The Hidden Fear:

If other people see you the way you see yourself, you’d be rejected or ridiculed.


Your wife calls you from work excited to tell you the news that she’s being honored at a special celebration dinner next week. Instead of offering congratulations, you ask in a sarcastic tone if this “honor” comes with a raise or is it just for show? She says, “I’m just happy they recognize my work. It feels really good to be acknowledged and valued for my efforts.” You tell her she’s being taken advantage of and that if they really valued her, they’d pay her more money instead of hosting a silly, meaningless dinner. “Can’t you just be happy for me,” she asks? You circle your response back to you, “Of course I’m happy for you, honey. Isn’t that obvious by how much I’ve done for you. I’m the one picking up the slack at home and taking care of the kids while you’re at work, remember?”

How this habit serves you:

Charming, persuasive and a high achiever, your natural leadership skills, playful humor and ability to easily relate to others makes you quite popular in the workplace and among friends. In a position of power, your friendly, social and authentic kindness naturally inspires and brings out the best in others. You have mastered the art of gently guiding others to follow your lead. Being highly adept at conflict resolution and making quick, smart decisions on the fly in complex or highly charged environments, you achieve remarkable results in your professional endeavors.

How this habit hinders you:

The high level of confidence and self assuredness you cast out into the world masks your hidden feelings of inadequacy or unworthiness you feel within. Deeply afraid of rejection and ridicule, you use all forms of manipulation (often unknowingly) by taking advantage of other people’s weaknesses or soft spots, playing on their emotions or using your expertly refined craft of cross examination to convince others you are superior. You may even belittle or downplay other people’s achievements as a way to make you feel better about yourself. You’d never share your insecurities with those closest to you and for good reason. Because you believe if they saw you the way you see yourself, you’d be rejected or ridiculed. These unhealthy habits often develop if you were raised by parents who valued achievements or performance over all else or you were repeatedly told you were superior to other children. This can also develop after experiencing extreme physical or emotional trauma.

What this habit can teach you about yourself:

While extremely detrimental in forming healthy relationships, this habit may have supported you in achieving high level positions and impressive results. Because you learned or formed the belief that performance and achievement are the only indicators of self-worth, you’ve adopted habits to protect this fragile sense of self. Underneath the facade you’ve so carefully curated is a highly sensitive and empathetic person who craves reassurance, admiration and acknowledgement.
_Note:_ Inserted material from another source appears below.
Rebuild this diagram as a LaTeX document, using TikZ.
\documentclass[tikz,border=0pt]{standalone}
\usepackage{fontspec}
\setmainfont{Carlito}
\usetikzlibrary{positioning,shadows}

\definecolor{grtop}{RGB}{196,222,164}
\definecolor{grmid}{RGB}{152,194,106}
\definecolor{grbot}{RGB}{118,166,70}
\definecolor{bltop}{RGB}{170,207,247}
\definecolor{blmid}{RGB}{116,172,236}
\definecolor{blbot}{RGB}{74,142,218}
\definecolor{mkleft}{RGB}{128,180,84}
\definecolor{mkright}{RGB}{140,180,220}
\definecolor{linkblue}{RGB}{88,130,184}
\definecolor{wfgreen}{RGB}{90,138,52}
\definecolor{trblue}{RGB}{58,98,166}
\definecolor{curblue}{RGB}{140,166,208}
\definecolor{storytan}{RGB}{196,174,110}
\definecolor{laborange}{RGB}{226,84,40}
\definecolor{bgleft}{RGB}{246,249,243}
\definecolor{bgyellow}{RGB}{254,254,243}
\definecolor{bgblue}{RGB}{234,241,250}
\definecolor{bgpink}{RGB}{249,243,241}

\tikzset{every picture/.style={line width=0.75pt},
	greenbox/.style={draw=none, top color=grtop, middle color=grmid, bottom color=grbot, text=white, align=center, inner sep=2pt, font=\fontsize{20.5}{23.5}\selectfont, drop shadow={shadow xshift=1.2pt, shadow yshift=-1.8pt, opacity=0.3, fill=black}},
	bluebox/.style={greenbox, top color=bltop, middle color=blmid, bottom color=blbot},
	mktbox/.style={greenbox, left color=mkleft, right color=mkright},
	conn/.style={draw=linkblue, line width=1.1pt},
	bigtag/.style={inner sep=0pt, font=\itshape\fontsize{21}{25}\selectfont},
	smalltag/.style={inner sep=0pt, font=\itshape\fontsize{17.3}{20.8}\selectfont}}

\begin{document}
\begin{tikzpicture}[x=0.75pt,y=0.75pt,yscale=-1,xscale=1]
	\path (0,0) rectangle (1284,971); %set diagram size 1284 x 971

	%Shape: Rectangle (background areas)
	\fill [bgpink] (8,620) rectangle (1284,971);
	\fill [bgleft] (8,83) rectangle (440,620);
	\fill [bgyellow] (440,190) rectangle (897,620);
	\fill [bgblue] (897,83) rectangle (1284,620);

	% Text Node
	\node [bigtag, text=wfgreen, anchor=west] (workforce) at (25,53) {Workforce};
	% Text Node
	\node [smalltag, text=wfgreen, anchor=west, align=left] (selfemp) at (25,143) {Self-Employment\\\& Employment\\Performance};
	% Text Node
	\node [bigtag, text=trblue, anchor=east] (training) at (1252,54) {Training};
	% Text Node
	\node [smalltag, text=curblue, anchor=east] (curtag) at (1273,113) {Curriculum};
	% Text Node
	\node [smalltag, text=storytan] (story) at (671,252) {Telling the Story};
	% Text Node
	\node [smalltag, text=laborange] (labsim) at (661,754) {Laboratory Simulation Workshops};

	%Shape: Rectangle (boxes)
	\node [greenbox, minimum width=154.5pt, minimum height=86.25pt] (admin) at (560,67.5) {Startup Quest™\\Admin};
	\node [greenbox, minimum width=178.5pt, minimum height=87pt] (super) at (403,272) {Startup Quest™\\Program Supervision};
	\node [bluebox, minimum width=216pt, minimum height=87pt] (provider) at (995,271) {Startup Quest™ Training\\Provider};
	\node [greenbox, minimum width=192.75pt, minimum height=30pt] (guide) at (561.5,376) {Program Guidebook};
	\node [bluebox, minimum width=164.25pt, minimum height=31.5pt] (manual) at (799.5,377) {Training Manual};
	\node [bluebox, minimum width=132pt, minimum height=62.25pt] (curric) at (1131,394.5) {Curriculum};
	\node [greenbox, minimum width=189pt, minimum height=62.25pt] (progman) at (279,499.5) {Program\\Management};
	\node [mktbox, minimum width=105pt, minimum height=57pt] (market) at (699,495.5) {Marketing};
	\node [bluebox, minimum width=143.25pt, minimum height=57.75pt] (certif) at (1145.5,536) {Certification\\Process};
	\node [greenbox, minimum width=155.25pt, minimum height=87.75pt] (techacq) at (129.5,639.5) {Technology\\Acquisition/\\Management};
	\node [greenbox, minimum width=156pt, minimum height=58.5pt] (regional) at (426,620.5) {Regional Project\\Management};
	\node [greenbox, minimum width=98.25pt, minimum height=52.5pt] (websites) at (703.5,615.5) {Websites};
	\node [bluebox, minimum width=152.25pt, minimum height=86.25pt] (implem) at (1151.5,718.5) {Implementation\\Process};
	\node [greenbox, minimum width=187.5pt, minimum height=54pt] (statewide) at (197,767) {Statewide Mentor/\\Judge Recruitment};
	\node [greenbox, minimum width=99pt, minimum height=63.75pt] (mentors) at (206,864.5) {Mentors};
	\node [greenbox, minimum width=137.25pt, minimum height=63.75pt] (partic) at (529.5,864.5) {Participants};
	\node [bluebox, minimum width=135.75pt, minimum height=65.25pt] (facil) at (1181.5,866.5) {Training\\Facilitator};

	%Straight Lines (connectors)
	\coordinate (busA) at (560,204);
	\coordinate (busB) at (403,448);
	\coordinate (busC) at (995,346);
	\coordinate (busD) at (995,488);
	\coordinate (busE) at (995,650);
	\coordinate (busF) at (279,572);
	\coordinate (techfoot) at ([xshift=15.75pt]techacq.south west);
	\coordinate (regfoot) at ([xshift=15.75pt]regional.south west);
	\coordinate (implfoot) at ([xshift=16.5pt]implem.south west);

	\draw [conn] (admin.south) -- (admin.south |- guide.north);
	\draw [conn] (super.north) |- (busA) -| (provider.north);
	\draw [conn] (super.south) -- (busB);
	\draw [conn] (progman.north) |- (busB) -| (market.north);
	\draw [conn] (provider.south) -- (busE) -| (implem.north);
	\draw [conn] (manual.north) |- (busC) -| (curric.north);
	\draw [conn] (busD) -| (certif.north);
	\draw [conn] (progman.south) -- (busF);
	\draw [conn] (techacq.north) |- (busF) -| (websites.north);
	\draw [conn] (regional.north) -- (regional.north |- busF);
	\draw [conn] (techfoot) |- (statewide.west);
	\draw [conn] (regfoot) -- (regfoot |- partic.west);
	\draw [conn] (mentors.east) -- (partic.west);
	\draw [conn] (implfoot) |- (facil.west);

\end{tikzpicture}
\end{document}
You get hurt easily so it’s natural to want to protect yourself by “puffing” yourself up. However, belittling, gaslighting or creating confusion in intimate relationships will never return the love, security and adoration you crave. True intimacy requires a slow and steady dance between people who feel safe, trust each other and take responsibility for their insecurities and fears.

Deeper Discovery Questions:

How do you measure self-worth?

Do you often withhold affection from your partner as a way to get their attention?

Do you expect attention and admiration from others in return for doing something nice for them?

Are you quick to identify faults and weaknesses in others?

Do you use guilt or shaming to get what you want?

Do you feel jealous and act on those feelings when others succeed?

Self-guided Exercise:

Becoming aware of your insecurities helps you discover and work through deeply rooted beliefs that may be negatively impacting how you treat others in close relationships.

Make it a daily habit of exploring what you believe about yourself. Once you bring attention to these underlying thoughts and beliefs, you can identify how and when they were formed. You can do this by getting still and asking questions like:

  • How am I feeling right now?
  • What am I afraid of?
  • Where in my body do I feel this feeling?
  • What is this feeling or fear trying to tell me/teach me?
  • When was the last time I felt this way?
  • When was the first time I felt this way?

As you explore, you may see images, hear words or phrases, or have a memory from your past reappear. Without judging or resisting, sit with the feeling or memory. Ask additional questions that come as you get more in touch with this feeling.

Does this part of yourself need something from you that it may not have received as a child? You can begin the healing process by asking this part of yourself what it needs to feel safe and then take that action. An example of this is discovering a part of you feels unlovable. You visualize this part of you as a child and hold this child in your arms to assure them they are loved and wanted.

As you practice this exercise, you’ll discover healthier, more productive ways to connect with those closest to you by connecting more intimately with yourself.